The River Twice: VCU professor publishes empyrean new collection of poetry
Katherine Noble, Contributing Writer
Kathleen Graber’s office is a writer’s dream with a classic fireplace, vintage decorations and stacks on stacks of books. The walls are lined with them — from thick, antique encyclopedias to thin poetry compilations in every color imaginable.
Graber is the author of a new work of poetry titled “The River Twice.” She previously authored two other works: “Correspondence” and “The Eternal City: Poems,” which was a finalist for the National Book Award and the National Book Critics Circle Award.
Her poems deal with themes of grief and yearning, often focusing on physical locations such as Assateague Island or a local bustling thrift shop to ground the emotions they convey.
In addition to her writing, Graber is a professor of creative writing and poetry at VCU. But for quite some time beforehand, she was a middle school English teacher.
“I got really tired of the hall pass,” she said jokingly. “Yeah, I worked with great middle school children, I really enjoyed working with them. They were gifted and talented, but I became interested in writing poetry and I wanted to go to graduate school to do that, even though I was almost 40.”
It would have been difficult for her to be a full-time teacher and a graduate student in a residential MFA program.
Graber loved stories from a young age, but wasn’t always sure about turning them into a career.
“I remember telling my second grade teacher that I wanted to be a writer, but I’m a very bad storyteller,” Graber said. “It never occured to me that the alternative to being a bad fiction writer might be a different genre.”
Graber didn’t hear contemporary poetry until later in life, but once she did she was immediately drawn to it.
“I thought, ‘Oh I want to learn to do that,’” Graber said.
Graber said the life of a writer requires commitment to observation and that the hardest part is the need to find something fascinating.
“And unfortunately, everything fascinates me,” Graber said. “So I’m just constantly distracted by things.”

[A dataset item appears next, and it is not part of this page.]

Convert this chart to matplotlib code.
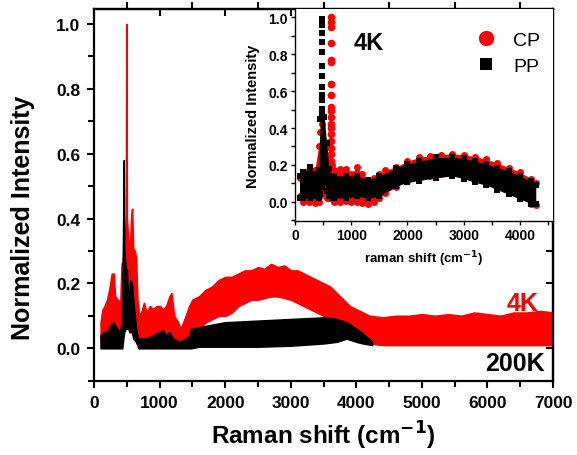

As if to punctuate this statement, she abruptly stopped talking and hopped up to turn on the air conditioning.
Graber’s writing method is rather informal. She pays keen attention to the world around her throughout the day. Toward the evening, she sits down and recalls one of the things that might’ve grabbed her attention, jotting down a few sentences about whatever it was.
“I never know what I’m going to write. I don’t recommend that,” Graber said. “I sort of just begin by describing something. What have I seen lately that has captivated my senses? And I’ll just describe it to the best of my ability, and then I will start to think about why that interested me.”
Graber gave the example of a dead frog she found on her driveway. Something about his death struck her.
“I just thought, you know, how odd to just be there and then not be there,” Graber said. “Like, instantaneous. You’re just sitting there being a frog, and then, you know, you’re nothing.”
Unlike a lot of modern poetry books these days, Graber doesn’t have one particular storyline to advance in her work.
“I just wait for the frog to fall from the sky,” she said, referencing her curious metaphor. “So it doesn’t have a unifying theme, although I believe that we only have a few fascinations.”
The title of her book comes from the Heraclitus quote, “You can never step in the same river twice.” This theme of constant growth and change is present throughout most of her poems.
“It has a kind of meditation on impermanence and how things change,” Graber said. “You can go back to the same place but it’s not the same place. And then, even the self, across time, feels like a different self. Your life can feel like a different life.”